▶ **Work to complete**: Take the lines from the beginning of the material through the line containing "const tickLabels = ['0', '0.2', '0.4', '0.6', '0.8', '1'];" and retype them exactly, leaving the pictures out.

▶ **Information shown**:
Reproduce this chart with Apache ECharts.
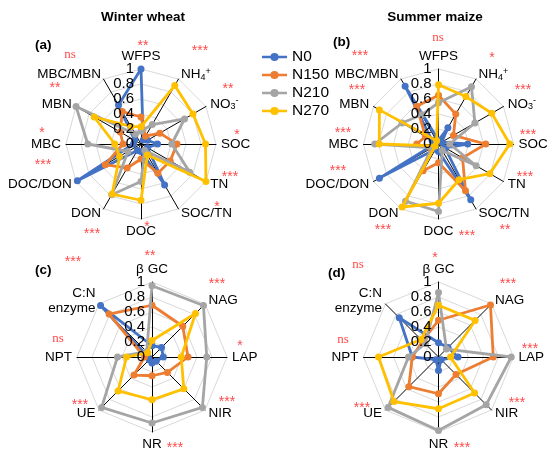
<!DOCTYPE html>
<html><head><meta charset="utf-8">
<script src="https://cdn.jsdelivr.net/npm/echarts@6/dist/echarts.min.js"></script>
<style>html,body{margin:0;padding:0;background:#fff}#c{width:550px;height:457px}</style>
</head><body><div id="c"></div>
<script>
// ---- data ----
const treatments = ['N0', 'N150', 'N210', 'N270'];
const soilAxes = ['WFPS', 'NH4+', 'NO3-', 'SOC', 'TN', 'SOC/TN', 'DOC', 'DON', 'DOC/DON', 'MBC', 'MBN', 'MBC/MBN'];
const enzymeAxes = ['β GC', 'NAG', 'LAP', 'NIR', 'NR', 'UE', 'NPT', 'C:N\nenzyme'];
const tickLabels = ['0', '0.2', '0.4', '0.6', '0.8', '1'];

const wheatN0   = [1.00, 0.06, 0.10, 0.22, 0.10, 0.63, 0.10, 0.10, 0.98, 0.10, 0.10, 0.60];
const wheatN150 = [0.36, 0.12, 0.29, 0.48, 0.45, 0.45, 0.20, 0.37, 0.55, 0.24, 0.32, 0.50];
const wheatN210 = [0.17, 0.30, 0.67, 0.41, 0.75, 0.10, 0.50, 0.78, 0.20, 0.71, 1.00, 0.15];
const wheatN270 = [0.23, 0.90, 0.80, 0.86, 1.00, 0.17, 0.75, 0.77, 0.33, 0.35, 0.72, 0.27];

const maizeN0   = [0.05, 0.25, 0.05, 0.39, 0.10, 0.86, 0.10, 0.08, 0.91, 0.05, 0.10, 0.89];
const maizeN150 = [0.65, 0.46, 0.23, 0.63, 0.37, 0.72, 0.25, 0.41, 0.12, 0.29, 0.20, 0.58];
const maizeN210 = [0.55, 0.88, 0.56, 0.15, 0.58, 0.10, 0.90, 0.88, 0.10, 0.85, 0.56, 0.45];
const maizeN270 = [0.79, 0.73, 0.82, 0.95, 0.79, 0.55, 0.79, 0.97, 0.05, 0.79, 0.91, 0.05];

const wheatEnzN0   = [0.15, 0.18, 0.15, 0.08, 0.08, 0.05, 0.05, 0.97];
const wheatEnzN150 = [0.69, 0.58, 0.48, 0.29, 0.25, 0.34, 0.10, 0.81];
const wheatEnzN210 = [0.95, 0.97, 0.73, 0.95, 0.88, 0.95, 0.46, 0.10];
const wheatEnzN270 = [0.22, 0.82, 0.39, 0.60, 0.57, 0.64, 0.34, 0.08];

const maizeEnzN0   = [0.19, 0.18, 0.26, 0.05, 0.18, 0.05, 0.35, 0.74];
const maizeEnzN150 = [0.49, 0.98, 0.73, 0.33, 0.49, 0.56, 0.35, 0.30];
const maizeEnzN210 = [0.86, 0.15, 0.97, 0.90, 0.98, 0.95, 0.40, 0.25];
const maizeEnzN270 = [0.69, 0.69, 0.16, 0.68, 0.69, 0.84, 0.80, 0.33];

const wheatSig    = ['**', '***', '**', '*', '***', '*', '*', '***', '***', '*', '**', 'ns'];
const maizeSig    = ['ns', '*', '***', '***', '***', '**', '***', '***', '***', '***', '***', '***'];
const wheatEnzSig = ['**', '***', '*', '***', '***', '***', 'ns', '***'];
const maizeEnzSig = ['*', '***', '***', '***', '***', '***', 'ns', 'ns'];

const cropTitles = ['Winter wheat', 'Summer maize'];
const panelTags = ['(a)', '(b)', '(c)', '(d)'];

// ---- layout ----
const colors = ['#4472C4', '#ED7D31', '#A5A5A5', '#FFC000'];
const R = 75;
const panels = [
  { center: [141, 144], axes: soilAxes, data: [wheatN0, wheatN150, wheatN210, wheatN270], sig: wheatSig,
    sigPos: [[143,43],[200,48],[228,86],[237,132],[230,174],[217,204],[147,224],[92,231],[43,162],[42,130],[55,85],[70,55]],
    tag: [35, 45] },
  { center: [438.5, 144], axes: soilAxes, data: [maizeN0, maizeN150, maizeN210, maizeN270], sig: maizeSig,
    sigPos: [[438,38],[492,55],[523,87],[528,132],[525,174],[505,227],[467,233],[383,227],[338,168],[343,130],[357,87],[360,53]],
    tag: [333, 42] },
  { center: [152, 357], axes: enzymeAxes, data: [wheatEnzN0, wheatEnzN150, wheatEnzN210, wheatEnzN270], sig: wheatEnzSig,
    sigPos: [[150,253],[217,281],[240,343],[227,399],[175,445],[80,402],[58,339],[73,259]],
    tag: [35, 270] },
  { center: [438.5, 357], axes: enzymeAxes, data: [maizeEnzN0, maizeEnzN150, maizeEnzN210, maizeEnzN270], sig: maizeEnzSig,
    sigPos: [[435,255],[508,281],[530,346],[517,400],[462,445],[362,405],[343,340],[358,265]],
    tag: [328, 273] }
];

// ECharts radar runs counter-clockwise; the reference runs clockwise
function cw(arr) { return [arr[0]].concat(arr.slice(1).reverse()); }

function nameFmt(name) {
  if (name === 'NH4+') return '{t|NH}{sb|4}{sp|+}';
  if (name === 'NO3-') return '{t|NO}{sb|3}{sp|-}';
  return name.split('\n').map(s => '{t|' + s + '}').join('\n');
}

const FONT = 'Liberation Sans, Arial, sans-serif';
const radar = panels.map(p => ({
  center: p.center, radius: R, startAngle: 90, splitNumber: 5, shape: 'polygon',
  indicator: cw(p.axes).map(n => ({ name: n, min: 0, max: 1 })),
  nameGap: 5,
  axisName: {
    color: '#000', fontFamily: FONT, fontSize: 13.5,
    formatter: nameFmt,
    rich: {
      t: { fontSize: 13.5, color: '#000', lineHeight: 15, fontFamily: FONT },
      sb: { fontSize: 9, color: '#000', verticalAlign: 'bottom', lineHeight: 15, fontFamily: FONT },
      sp: { fontSize: 9, color: '#000', verticalAlign: 'top', lineHeight: 15, fontFamily: FONT }
    }
  },
  axisLine: { lineStyle: { color: '#000', width: 1 } },
  splitLine: { lineStyle: { color: '#d9d9d9', width: 1 } },
  splitArea: { show: false },
  axisTick: { show: false },
  axisLabel: { show: false }
}));

const series = [];
panels.forEach((p, pi) => {
  p.data.forEach((vals, ti) => {
    series.push({
      type: 'radar', name: treatments[ti], radarIndex: pi,
      symbol: 'circle', symbolSize: 7,
      lineStyle: { color: colors[ti], width: 2.8 },
      itemStyle: { color: colors[ti] },
      z: 2 + ti,
      data: [{ value: cw(vals), name: treatments[ti] }]
    });
  });
});

const polar = panels.map(p => ({ center: p.center, radius: R }));
const angleAxis = panels.map((p, i) => ({ polarIndex: i, show: false, startAngle: 90, min: 0, max: 360 }));
const radiusAxis = panels.map((p, i) => ({
  polarIndex: i, min: 0, max: 1, interval: 0.2, z: 10,
  axisLine: { show: false }, axisTick: { show: false }, splitLine: { show: false },
  axisLabel: { color: '#000', fontSize: 15, margin: 7, fontFamily: FONT,
    formatter: v => tickLabels[Math.round(v / 0.2)] }
}));

const graphic = [];
cropTitles.forEach((t, i) => {
  graphic.push({ type: 'text', x: [143, 435][i], y: 17,
    style: { text: t, fill: '#000', font: 'bold 13.5px ' + FONT, textAlign: 'center', textVerticalAlign: 'middle' } });
});
panels.forEach((p, pi) => {
  graphic.push({ type: 'text', x: p.tag[0], y: p.tag[1],
    style: { text: panelTags[pi], fill: '#000', font: 'bold 13.5px ' + FONT, textAlign: 'left', textVerticalAlign: 'middle' } });
  p.sig.forEach((s, k) => {
    const isNs = s === 'ns';
    graphic.push({ type: 'text', x: p.sigPos[k][0], y: p.sigPos[k][1] + (isNs ? 0 : 3),
      style: { text: s, fill: '#ff4a4a',
        font: isNs ? '13px Liberation Serif, Times New Roman, serif' : '14px ' + FONT,
        textAlign: 'center', textVerticalAlign: 'middle' } });
  });
});

const legendIcon = 'path://M0,4H25V6.6H0Z M16.6,5.3A4.1,4.1 0 1 1 8.4,5.3A4.1,4.1 0 1 1 16.6,5.3Z';

const chart = echarts.init(document.getElementById('c'), null, { renderer: 'canvas' });
chart.setOption({
  animation: false,
  backgroundColor: '#fff',
  legend: {
    data: treatments.map(n => ({ name: n, icon: legendIcon })),
    orient: 'vertical', left: 257, top: 44,
    itemWidth: 25, itemHeight: 8.4, itemGap: 2, itemStyle: { borderWidth: 0 },
    textStyle: { fontSize: 15.5, color: '#000', fontFamily: FONT, lineHeight: 15 }
  },
  radar, polar, angleAxis, radiusAxis,
  series, graphic
});
</script>
</body></html>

▶ **Exercise result**:
Reproduce this chart with Apache ECharts.
<!DOCTYPE html>
<html><head><meta charset="utf-8">
<script src="https://cdn.jsdelivr.net/npm/echarts@6/dist/echarts.min.js"></script>
<style>html,body{margin:0;padding:0;background:#fff}#c{width:550px;height:457px}</style>
</head><body><div id="c"></div>
<script>
// ---- data ----
const treatments = ['N0', 'N150', 'N210', 'N270'];
const soilAxes = ['WFPS', 'NH4+', 'NO3-', 'SOC', 'TN', 'SOC/TN', 'DOC', 'DON', 'DOC/DON', 'MBC', 'MBN', 'MBC/MBN'];
const enzymeAxes = ['β GC', 'NAG', 'LAP', 'NIR', 'NR', 'UE', 'NPT', 'C:N\nenzyme'];
const tickLabels = ['0', '0.2', '0.4', '0.6', '0.8', '1'];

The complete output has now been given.